Rows 3-20. Repeat row 2

Your square should now have roughly equal measurements on each side, and have a stitch count of 30 stitches by 30 rows

The Border

To make my border on this piece I chose to use a contrasting colour. I used shade Gentain (87) in Rico Creative Cotton Aran and I kept with the same 3.5mm hook size that I used to make the square itself.

To add the single crochet border. Make a standing sc in any stitch on the top or bottom. Sc in each stitch across. When you get to the corner make 3sc in the same stitch – this counts as the final stitch of that row, a stitch for the corner, and the first stitch of the next side.

Start work down the side of the square. In the side of each dc make 2 sc, in the side of each sc make 1 sc.
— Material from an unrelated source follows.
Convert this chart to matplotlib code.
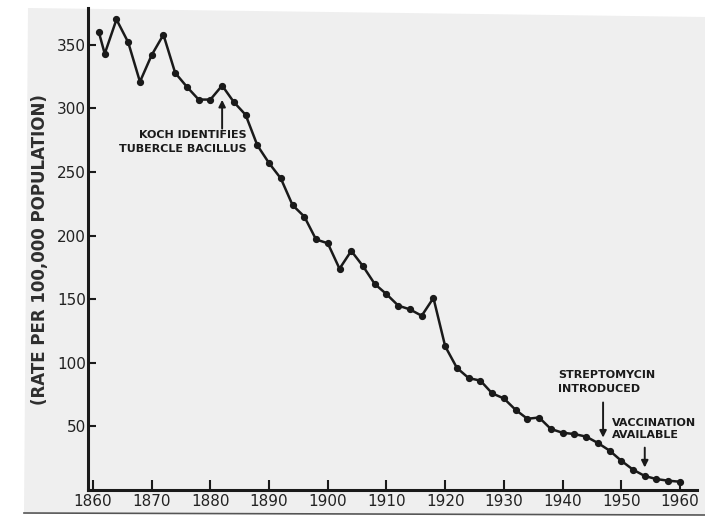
import matplotlib
matplotlib.use("Agg")
from matplotlib import pyplot as plt
from matplotlib.patches import Polygon
from matplotlib.lines import Line2D

# tuberculosis death rate
years = [1861, 1862, 1864, 1866, 1868, 1870, 1872, 1874, 1876, 1878,
         1880, 1882, 1884, 1886, 1888, 1890, 1892, 1894, 1896, 1898,
         1900, 1902, 1904, 1906, 1908, 1910, 1912, 1914, 1916, 1918,
         1920, 1922, 1924, 1926, 1928, 1930, 1932, 1934, 1936, 1938,
         1940, 1942, 1944, 1946, 1948, 1950, 1952, 1954, 1956, 1958, 1960]
rates = [360, 343, 370, 352, 321, 342, 358, 328, 317, 307,
         307, 318, 305, 295, 271, 257, 245, 224, 215, 197,
         194, 174, 188, 176, 162, 154, 145, 142, 137, 151,
         113, 96, 88, 86, 76, 72, 63, 56, 57, 48,
         45, 44, 42, 37, 31, 23, 16, 11, 8.6, 7.3, 6.5]

x_ticks = list(range(1860, 1961, 10))
y_ticks = [50, 100, 150, 200, 250, 300, 350]

fig = plt.figure(figsize=(7.05, 5.18), dpi=100)
fig.patch.set_facecolor("white")

# scanned paper behind the chart
W, H = 705.0, 518.0
paper = Polygon([(28/W, 1-8/H), (705/W, 1-17/H), (705/W, 1-514/H), (24/W, 1-512/H)],
                closed=True, transform=fig.transFigure, facecolor="#efefef",
                edgecolor="none", zorder=-5)
fig.patches.append(paper)
fig.lines.append(Line2D([24/W, 705/W], [1-513/H, 1-515/H], transform=fig.transFigure,
                        color="#555555", lw=1.2, zorder=-4))

ax = fig.add_axes([88/W, 28/H, 609/W, 482/H])
ax.patch.set_alpha(0)

ax.plot(years, rates, color="#1a1a1a", lw=1.8, marker="o", markersize=4.2,
        markerfacecolor="#1a1a1a", markeredgecolor="#1a1a1a")

ax.set_xlim(1859.15, 1962.9)
ax.set_ylim(0, 379)
ax.set_xticks(x_ticks)
ax.set_yticks(y_ticks)
ax.set_xticklabels([str(t) for t in x_ticks], fontsize=11, color="#222222")
ax.set_yticklabels([str(t) for t in y_ticks], fontsize=11, color="#222222")

for s in ["top", "right"]:
    ax.spines[s].set_visible(False)
for s in ["left", "bottom"]:
    ax.spines[s].set_linewidth(2.2)
    ax.spines[s].set_color("#1a1a1a")
ax.tick_params(axis="x", direction="in", length=7, width=1.5, pad=3, color="#1a1a1a")
ax.tick_params(axis="y", direction="in", length=6, width=1.5, pad=1.5, color="#1a1a1a")

ax.text(-0.079, 0.498, "(RATE PER 100,000 POPULATION)", transform=ax.transAxes,
        rotation=90, ha="center", va="center", fontsize=12, fontweight="bold",
        color="#2e2e2e")

# annotations
ax.text(1886.2, 283, "KOCH IDENTIFIES\nTUBERCLE BACILLUS", ha="right", va="top",
        fontsize=8, fontweight="bold", linespacing=1.45, color="#1a1a1a")
ax.annotate("", xy=(1882, 309), xytext=(1882, 282),
            arrowprops=dict(arrowstyle="-|>", color="#1a1a1a", lw=1.4, mutation_scale=10))

ax.text(1939.2, 94, "STREPTOMYCIN\nINTRODUCED", ha="left", va="top",
        fontsize=8, fontweight="bold", linespacing=1.4, color="#1a1a1a")
ax.annotate("", xy=(1946.9, 39), xytext=(1946.9, 71),
            arrowprops=dict(arrowstyle="-|>", color="#1a1a1a", lw=1.4, mutation_scale=10))

ax.text(1948.4, 57, "VACCINATION\nAVAILABLE", ha="left", va="top",
        fontsize=8, fontweight="bold", linespacing=1.3, color="#1a1a1a")
ax.annotate("", xy=(1954, 15.5), xytext=(1954, 35.5),
            arrowprops=dict(arrowstyle="-|>", color="#1a1a1a", lw=1.4, mutation_scale=10))

plt.savefig("out.png", dpi=100, facecolor=fig.get_facecolor())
When complete you can cut off your yarn and weave in your ends

The Seed Square

 

The Interlocking Border

Now we can add the interlocking border. This is the only square we add this border to without joining to another square.
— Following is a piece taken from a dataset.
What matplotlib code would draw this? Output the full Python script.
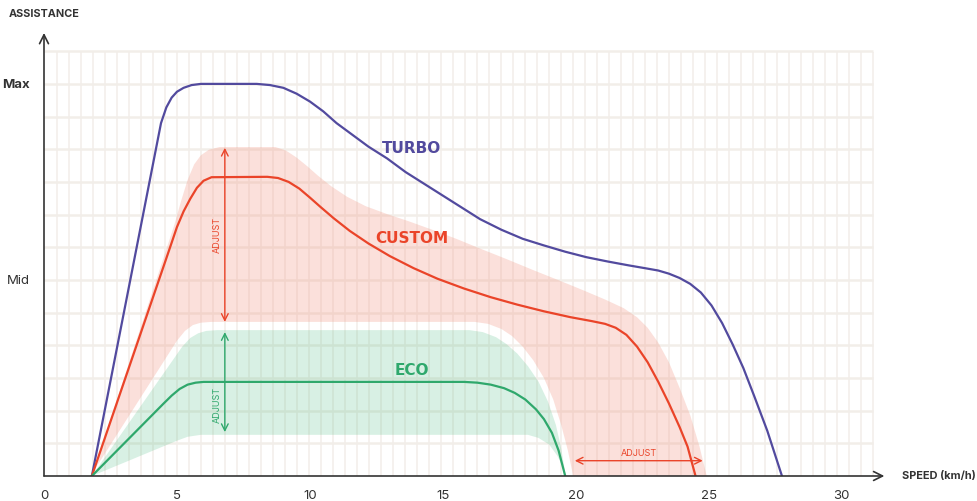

Use a 4mm hook for this. As this is the first square you will add this border on all sides.

Start in a corner and make a standing single crochet. Single crochet in all 3 corner stitches.

Slip stitch into each of the 3 corner stitches

*Chain 4, skip 3 stitches and single crochet in the next 2 stitches* repeat this across until you reach the corner. Make a single crochet in each of the 3 corner stitches, then repeat the pattern on the next side. Do this for all 4 sides.
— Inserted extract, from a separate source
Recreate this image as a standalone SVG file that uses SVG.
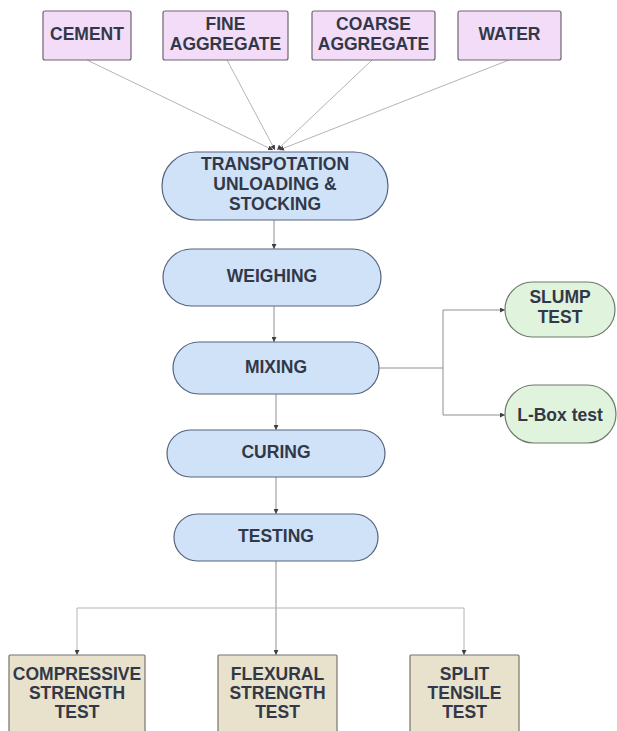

The squares will be joined by weaving the border through these loops

Your square is complete!

If you have any questions about the pattern or the CAL, then come on over to the Facebook group – 50 Stitches where you can show us your completed squares too.

22 Comments

  1. Paulina Edom

    Wow.
    I’m happy and I just recently download a seed stitch on YouTube which makes things easier. Thank You
    What can I make using granny squares??
    I’m a beginner

    Reply
    • thecoolcrochetsociety

      Squares can be joined to make all kinds of things. Blankets, ponchos, wraps bags, tops, the list is endless

      Reply
  2. Vickie

    What is a standing cs and a standing skip stitch?

    Reply
  3. Serena Holder

    I have never worked with this tiny of a hook or yarn. I could not tell a double from a single. Frogged row 1 twelve times and could never get it right.
    I flunked out of class first block. First row. Man this was hard on the ego.

    Reply
    • thecoolcrochetsociety

      Don’t give up. I’m putting up another video soon giving a closer look on how to form the stitches, it may help x

      Reply
    • Liz

      I had a really hard time as well. One thing I did to help me was counting my stitches each row. 1 is sc 2 is double and from there you know all odd numbers should be a single and all even numbers should be a double. Once you’re a few rows in it gets easier to tell because the single crochet stitch from the previous row is a bit tighter and lower so you know that a double should be going there. Keep trying! Mistakes are proof you’re trying!

      Reply
    • katyhawk2

      I went with weight 4 and Hook size H. Best for me. 🙂

      Reply
    • Polly B Deal

      I just used a larger hook. I am currently using a 4.25 or G

      Reply
  4. Maureen Cunningham

    Loving this pattern! Putting the stitch marker at the end of the rows is genius. Wish I had learned that when I first started crocheting. Thanks!

    Reply
  5. Dawn

    Hi kelly , I have struggled with this square. But after 3 attempts, by jove I think I got it . Thank you for all your hard work in coming up with this and letting us all have a try at it .

    Reply
  6. Terri Timmons

    Shouldn’t row one read the 3rd chain from the hook (as you state in your video)?

    Reply
  7. Mich

    Hi i have completed 31 stitches but my chain measures just over 18.5 cm and the chain is tight how can i mske this right i ysed a 3.5 mm hook with 4 med acrylic yarn?? Help

    Reply
    • thecoolcrochetsociety

      You can use a 4mm hook for your foundation row, then go back to the 3.5 for the rest of the square. That should leave your foundation stitches lose enough to work into

      Reply
  8. Andrea Dickinson

    What weight yarn do you reccomend?

    Reply
  9. Sarah

    What should the finished size be?

    Reply
    • thecoolcrochetsociety

      Everyone’s squares will be a different size, but as long as all your squares come out the same it doesn’t matter how big they are.
      Mine are around 16cm

      Reply
  10. Amy K Algood Groves

    I’ve done all 3 squares, but have had to add rows to get close to a square. All mine kinda came out like rectangles. I stretched and will block, but they weren’t even close. Not sure if it’s my tension or my yarn. Anyway, you say there should be 32 stitches on each border side, but how many joining loops do you end up with per side? I want them to join properly, but with my modifications, the numbers are scrambling in my head. Thanks!

    Reply
    • thecoolcrochetsociety

      Your squares coming out as rectangles will be due to your tension, but I wouldn’t worry about it. All of your squares will likely come out this way so they will still fit together nicely.

      There should be 6 loops on the border on each side x

      Reply
  11. wenikitiki

    I did my first one wrong, forgot to translate from UK to US…… but my block turned out beautiful. I will make another correctly. Still fun!